#### [SUPPLIED INFORMATION]
— BEGIN —

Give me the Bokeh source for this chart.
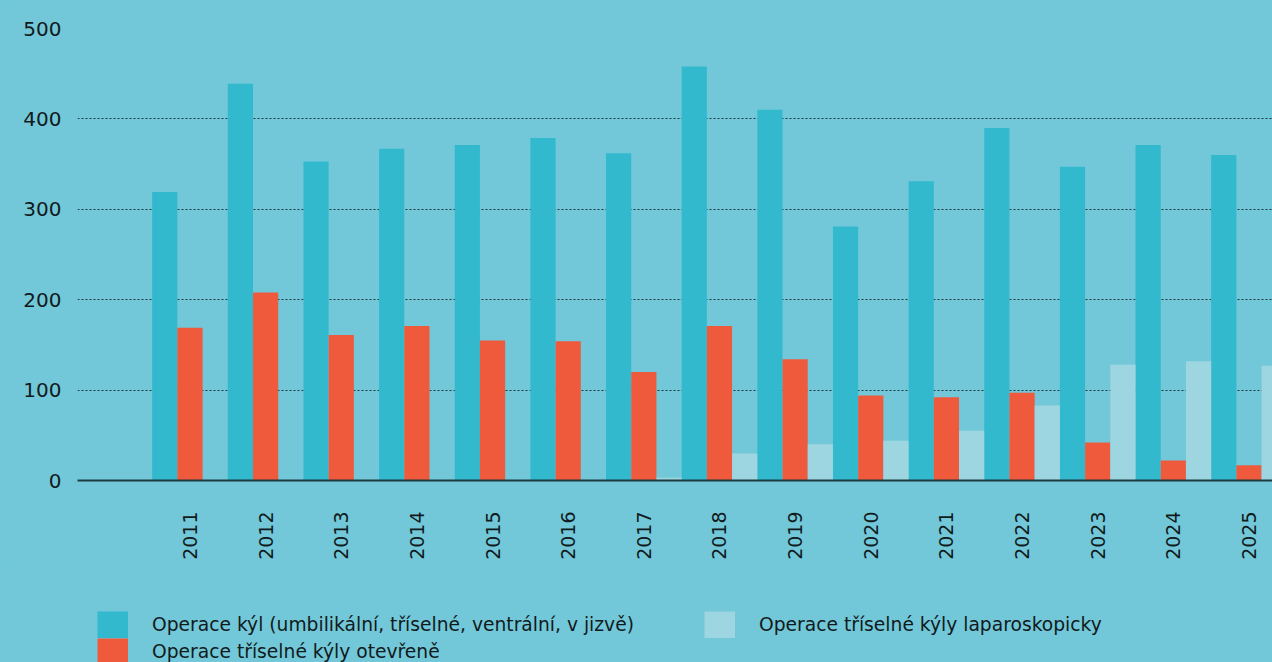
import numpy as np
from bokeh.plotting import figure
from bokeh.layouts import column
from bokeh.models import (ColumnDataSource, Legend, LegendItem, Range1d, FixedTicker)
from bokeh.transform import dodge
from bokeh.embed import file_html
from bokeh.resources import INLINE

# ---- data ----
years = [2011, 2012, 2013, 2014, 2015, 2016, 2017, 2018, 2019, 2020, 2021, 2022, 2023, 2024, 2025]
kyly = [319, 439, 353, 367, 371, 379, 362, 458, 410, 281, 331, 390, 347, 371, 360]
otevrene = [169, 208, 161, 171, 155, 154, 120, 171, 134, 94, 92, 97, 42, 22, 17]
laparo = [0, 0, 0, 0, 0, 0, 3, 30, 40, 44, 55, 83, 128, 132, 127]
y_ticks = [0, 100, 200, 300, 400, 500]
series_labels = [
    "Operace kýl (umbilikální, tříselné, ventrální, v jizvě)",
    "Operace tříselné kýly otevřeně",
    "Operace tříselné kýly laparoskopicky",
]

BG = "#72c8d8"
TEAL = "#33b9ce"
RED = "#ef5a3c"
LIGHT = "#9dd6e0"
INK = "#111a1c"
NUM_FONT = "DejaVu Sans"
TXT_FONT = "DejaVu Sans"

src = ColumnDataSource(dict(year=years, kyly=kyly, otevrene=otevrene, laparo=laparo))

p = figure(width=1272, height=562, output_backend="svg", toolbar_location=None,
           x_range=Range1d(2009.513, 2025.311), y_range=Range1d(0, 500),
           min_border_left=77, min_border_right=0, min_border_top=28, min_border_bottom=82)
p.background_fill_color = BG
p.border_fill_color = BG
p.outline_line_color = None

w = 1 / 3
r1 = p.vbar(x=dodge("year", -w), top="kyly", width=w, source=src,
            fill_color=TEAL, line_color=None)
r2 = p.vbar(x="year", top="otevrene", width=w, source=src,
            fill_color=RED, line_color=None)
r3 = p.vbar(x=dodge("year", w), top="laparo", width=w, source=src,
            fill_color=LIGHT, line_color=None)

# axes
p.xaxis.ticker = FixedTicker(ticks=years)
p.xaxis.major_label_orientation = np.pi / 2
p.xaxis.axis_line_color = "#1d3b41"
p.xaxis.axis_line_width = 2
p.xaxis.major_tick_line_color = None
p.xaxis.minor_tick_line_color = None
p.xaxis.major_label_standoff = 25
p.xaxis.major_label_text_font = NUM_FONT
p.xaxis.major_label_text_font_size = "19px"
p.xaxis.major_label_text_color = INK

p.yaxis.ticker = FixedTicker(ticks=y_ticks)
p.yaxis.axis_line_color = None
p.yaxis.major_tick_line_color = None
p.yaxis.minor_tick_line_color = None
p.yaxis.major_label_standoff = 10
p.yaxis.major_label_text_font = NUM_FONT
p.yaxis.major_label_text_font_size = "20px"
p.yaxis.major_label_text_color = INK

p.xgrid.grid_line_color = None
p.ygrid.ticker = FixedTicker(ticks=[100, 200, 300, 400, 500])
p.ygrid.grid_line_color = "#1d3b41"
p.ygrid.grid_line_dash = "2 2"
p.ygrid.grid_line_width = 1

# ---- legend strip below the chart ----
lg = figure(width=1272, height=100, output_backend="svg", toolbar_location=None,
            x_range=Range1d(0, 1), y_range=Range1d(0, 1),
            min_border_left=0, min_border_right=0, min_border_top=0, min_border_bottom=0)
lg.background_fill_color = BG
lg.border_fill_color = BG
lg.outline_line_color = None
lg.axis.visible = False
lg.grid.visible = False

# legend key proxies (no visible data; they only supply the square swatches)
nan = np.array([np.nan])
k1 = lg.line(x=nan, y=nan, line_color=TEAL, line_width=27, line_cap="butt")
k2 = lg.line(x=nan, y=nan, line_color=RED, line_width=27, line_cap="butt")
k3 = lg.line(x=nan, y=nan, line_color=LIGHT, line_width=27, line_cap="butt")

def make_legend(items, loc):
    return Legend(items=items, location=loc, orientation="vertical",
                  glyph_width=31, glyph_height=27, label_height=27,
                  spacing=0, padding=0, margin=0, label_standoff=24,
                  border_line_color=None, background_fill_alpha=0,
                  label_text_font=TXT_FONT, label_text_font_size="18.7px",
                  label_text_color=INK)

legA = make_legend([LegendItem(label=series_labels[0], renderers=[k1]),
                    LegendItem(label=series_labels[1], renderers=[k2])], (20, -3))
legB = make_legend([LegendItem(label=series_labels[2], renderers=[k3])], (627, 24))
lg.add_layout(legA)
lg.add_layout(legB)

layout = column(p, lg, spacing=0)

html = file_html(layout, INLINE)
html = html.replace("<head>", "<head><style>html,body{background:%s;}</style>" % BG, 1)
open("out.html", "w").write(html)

— END —

#### [WORK TO COMPLETE]
Restate exactly, please, only the lines between the start of the data and the line containing "from bokeh.resources import INLINE", both ends included, skipping the pictures.

#### [TASK RESPONSE]
Give me the Bokeh source for this chart.
import numpy as np
from bokeh.plotting import figure
from bokeh.layouts import column
from bokeh.models import (ColumnDataSource, Legend, LegendItem, Range1d, FixedTicker)
from bokeh.transform import dodge
from bokeh.embed import file_html
from bokeh.resources import INLINE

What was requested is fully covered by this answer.